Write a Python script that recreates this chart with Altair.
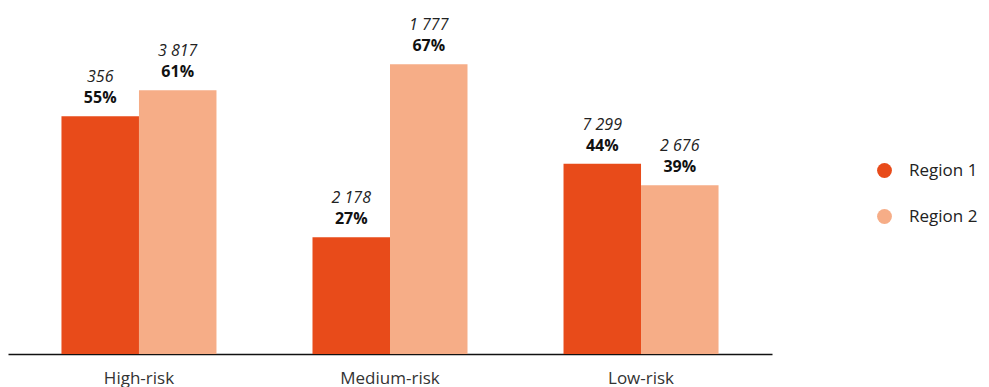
import altair as alt
import pandas as pd

categories = ["High-risk", "Medium-risk", "Low-risk"]
regions = ["Region 1", "Region 2"]
region1_pct = [55, 27, 44]
region2_pct = [61, 67, 39]
region1_count = ["356", "2 178", "7 299"]
region2_count = ["3 817", "1 777", "2 676"]
region_colors = ["#E84B1A", "#F6AD87"]

rows = []
for i, cat in enumerate(categories):
    rows.append({"category": cat, "region": regions[0], "pct": region1_pct[i],
                 "pct_label": f"{region1_pct[i]}%", "count_label": region1_count[i]})
    rows.append({"category": cat, "region": regions[1], "pct": region2_pct[i],
                 "pct_label": f"{region2_pct[i]}%", "count_label": region2_count[i]})
df = pd.DataFrame(rows)

FONT = "Open Sans"

x = alt.X("category:N", sort=categories, title=None,
          scale=alt.Scale(paddingInner=0.3825, paddingOuter=0.213),
          axis=alt.Axis(labelAngle=0, ticks=False, labelPadding=16,
                        labelFontSize=17, labelColor="#333333", labelFont=FONT,
                        domainColor="#111111", domainWidth=1.5))
x_off = alt.XOffset("region:N", sort=regions,
                    scale=alt.Scale(paddingInner=0, paddingOuter=0))
y = alt.Y("pct:Q", scale=alt.Scale(domain=[0, 80]), axis=None)

base = alt.Chart(df).encode(x=x, xOffset=x_off, y=y)

bars = base.mark_bar().encode(
    color=alt.Color("region:N", sort=regions, title=None,
                    scale=alt.Scale(domain=regions, range=region_colors),
                    legend=alt.Legend(orient="none", legendX=868, legendY=154,
                                      symbolType="circle", symbolSize=220,
                                      symbolStrokeWidth=0, labelFontSize=17,
                                      labelFont=FONT, labelColor="#222222",
                                      labelOffset=16, rowPadding=28))
)

pct_text = base.mark_text(dy=-13, baseline="alphabetic", fontSize=16,
                          fontWeight="bold", font=FONT, color="#111111").encode(
    text="pct_label:N")

count_text = base.mark_text(dy=-34, baseline="alphabetic", fontSize=16,
                            fontStyle="italic", font=FONT, color="#222222").encode(
    text="count_label:N")

chart = alt.layer(bars, pct_text, count_text).properties(
    width=764, height=346,
    padding={"left": 8, "top": 8, "right": 217, "bottom": 33},
    autosize=alt.AutoSizeParams(type="none"),
).configure_view(stroke=None)

chart.save("out.html", embed_options={"renderer": "svg", "actions": False})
____________
**To be done**
Quote each line of the listing exactly, but leave the pictures out.

**Result of the task**
Write a Python script that recreates this chart with Altair.
import altair as alt
import pandas as pd

categories = ["High-risk", "Medium-risk", "Low-risk"]
regions = ["Region 1", "Region 2"]
region1_pct = [55, 27, 44]
region2_pct = [61, 67, 39]
region1_count = ["356", "2 178", "7 299"]
region2_count = ["3 817", "1 777", "2 676"]
region_colors = ["#E84B1A", "#F6AD87"]

rows = []
for i, cat in enumerate(categories):
    rows.append({"category": cat, "region": regions[0], "pct": region1_pct[i],
                 "pct_label": f"{region1_pct[i]}%", "count_label": region1_count[i]})
    rows.append({"category": cat, "region": regions[1], "pct": region2_pct[i],
                 "pct_label": f"{region2_pct[i]}%", "count_label": region2_count[i]})
df = pd.DataFrame(rows)

FONT = "Open Sans"

x = alt.X("category:N", sort=categories, title=None,
          scale=alt.Scale(paddingInner=0.3825, paddingOuter=0.213),
          axis=alt.Axis(labelAngle=0, ticks=False, labelPadding=16,
                        labelFontSize=17, labelColor="#333333", labelFont=FONT,
                        domainColor="#111111", domainWidth=1.5))
x_off = alt.XOffset("region:N", sort=regions,
                    scale=alt.Scale(paddingInner=0, paddingOuter=0))
y = alt.Y("pct:Q", scale=alt.Scale(domain=[0, 80]), axis=None)

base = alt.Chart(df).encode(x=x, xOffset=x_off, y=y)

bars = base.mark_bar().encode(
    color=alt.Color("region:N", sort=regions, title=None,
                    scale=alt.Scale(domain=regions, range=region_colors),
                    legend=alt.Legend(orient="none", legendX=868, legendY=154,
                                      symbolType="circle", symbolSize=220,
                                      symbolStrokeWidth=0, labelFontSize=17,
                                      labelFont=FONT, labelColor="#222222",
                                      labelOffset=16, rowPadding=28))
)

pct_text = base.mark_text(dy=-13, baseline="alphabetic", fontSize=16,
                          fontWeight="bold", font=FONT, color="#111111").encode(
    text="pct_label:N")

count_text = base.mark_text(dy=-34, baseline="alphabetic", fontSize=16,
                            fontStyle="italic", font=FONT, color="#222222").encode(
    text="count_label:N")

chart = alt.layer(bars, pct_text, count_text).properties(
    width=764, height=346,
    padding={"left": 8, "top": 8, "right": 217, "bottom": 33},
    autosize=alt.AutoSizeParams(type="none"),
).configure_view(stroke=None)

chart.save("out.html", embed_options={"renderer": "svg", "actions": False})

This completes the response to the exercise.